Publication info: Serdal TÜMKAYA, “What does the Continuity Thesis Really Mean in Quine’s Philosophy?” FLSF, 2023, Issue: 35, 179--192, https://doi.org/10.53844/flsf.1224220
The Continuity Thesis, which is used to describe the iconoclastic approach brought by the American philosopher Quine, who is considered to be one of the greatest analytic philosophers of the twentieth century, to the relations between and among “science and philosophy,” “science and common sense,” and “philosophy and common sense.” It implies that these three cannot be categorically separated from each other but are types of knowledge that overlap, in essence, on a continuous spectrum. The strict separation of science and philosophy, especially in analytic philosophy, was the prevailing view for decades. However, thanks to Quine’s devastating critique of boundary disputes, many analytic philosophers today have admitted that these boundaries are, at least, highly blurry. This thesis greatly impacted the then-standard view about how philosophy should be done and, therefore, how philosophy is done today.

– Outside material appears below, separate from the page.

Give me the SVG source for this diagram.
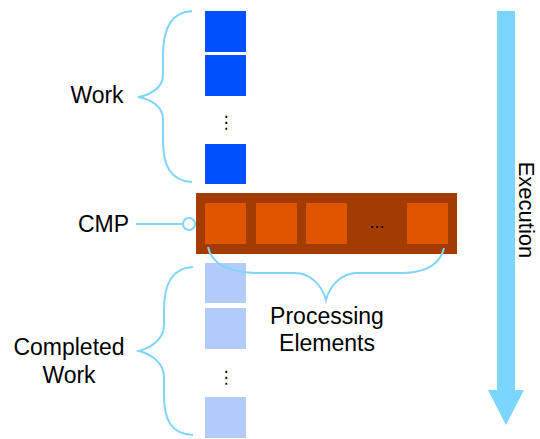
<svg xmlns="http://www.w3.org/2000/svg" width="540" height="439" viewBox="0 0 540 439">
<style>
.lbl{font-family:"Liberation Sans",Arial,sans-serif;font-size:23px;fill:#000}
.work{fill:#0050FF}
.done{fill:#B3CBFA}
.pe{fill:#E05500}
.brace{fill:none;stroke:#80D4F8;stroke-width:2}
.vdots{font-family:"DejaVu Sans",sans-serif;font-size:17px;fill:#000}
</style>
<rect width="540" height="439" fill="#fff"/>
<g id="work">
<rect class="work" x="205" y="11" width="41" height="41"/>
<rect class="work" x="205" y="55" width="41" height="41"/>
<text class="vdots" x="226" y="128" text-anchor="middle">⋮</text>
<rect class="work" x="205" y="144" width="41" height="40"/>
<text class="lbl" x="97" y="103" text-anchor="middle">Work</text>
</g>
<g id="completed">
<rect class="done" x="205" y="263" width="41" height="40"/>
<rect class="done" x="205" y="308" width="41" height="41"/>
<text class="vdots" x="226" y="383" text-anchor="middle">⋮</text>
<rect class="done" x="205" y="397" width="41" height="41"/>
<text class="lbl" x="69" y="355" text-anchor="middle">Completed</text>
<text class="lbl" x="69" y="383" text-anchor="middle">Work</text>
</g>
<g id="cmp">
<rect x="196" y="193" width="261" height="61" fill="#A33C00"/>
<rect class="pe" x="205" y="203" width="41" height="41"/>
<rect class="pe" x="256" y="203" width="41" height="41"/>
<rect class="pe" x="306" y="203" width="41" height="41"/>
<text x="377" y="228" text-anchor="middle" style="font-family:'Liberation Sans',sans-serif;font-size:18px;fill:#000">...</text>
<rect class="pe" x="407" y="203" width="41" height="41"/>
<text class="lbl" x="78" y="232">CMP</text>
</g>
<g id="pe-label">
<text class="lbl" x="327" y="324" text-anchor="middle">Processing</text>
<text class="lbl" x="327" y="351" text-anchor="middle">Elements</text>
</g>
<g id="execution">
<rect x="497" y="11" width="18" height="380" fill="#7AD6FF"/>
<polygon points="488,390 524,390 506,425" fill="#7AD6FF"/>
<text class="lbl" style="font-size:22px" transform="translate(519,210) rotate(90)" text-anchor="middle">Execution</text>
</g>
<g id="connectors">
<path class="brace" d="M192,11 C170,12 163,30 163,55 L163,75 C163,88 150,95 138,97 C150,99 163,106 163,119 L163,140 C163,165 170,181 192,182"/>
<path class="brace" d="M193,267 C171,268 164,285 164,310 L164,325 C164,340 150,348 139,351 C150,354 164,362 164,377 L164,395 C164,420 171,434 193,435"/>
<path class="brace" d="M208,247 C212,265 230,273 260,273 L295,273 C310,273 322,285 326,300 C330,285 342,273 357,273 L400,273 C425,273 440,265 444,248"/>
<line class="brace" x1="136" y1="224" x2="183" y2="224"/>
<circle cx="189" cy="224" r="6" fill="#fff" stroke="#80D4F8" stroke-width="2"/>
</g>
</svg>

Dr. Tümkaya, in this work, tries to find the true meaning of the Continuity Thesis, which many philosophers accuse of being ambiguous, extreme, and trying to destroy philosophy from within.
The continuity thesis (CT) does not suggest that the similarities between science, common sense, and philosophy are much more than its opponents might claim. Under its Quinean motivation, CT is used to suggest a normative idea concerning how to do philosophy; it is not a descriptive thesis about the actual relationships between philosophy, common sense, and science, except the historical and developmental origins of them. CT is not primarily a descriptive thesis on the similarities between science and non-science. It is, however, based upon another descriptive, closely related thesis: starting from the middle. All thought, human and animal, scientific or not, begins from an inherited mass of knowledge, assumptions, and a surrounding general framework. There is no cosmic exile, Archimedean point, and “view from nowhere.” This is an observation for Quine and underlies his attack against the analytic and the synthetic distinction; his defense of holism and of empiricism which in combination yields Quinean naturalism. Thus, CT should be considered as the ultimate expression of Quinean naturalism and cannot be invalidated by showing the vast differences, even occasionally outright opposition, between science, common sense, and philosophy. Neither does it imply that philosophy must be assimilated into science without a substantial shift in the present notion of science.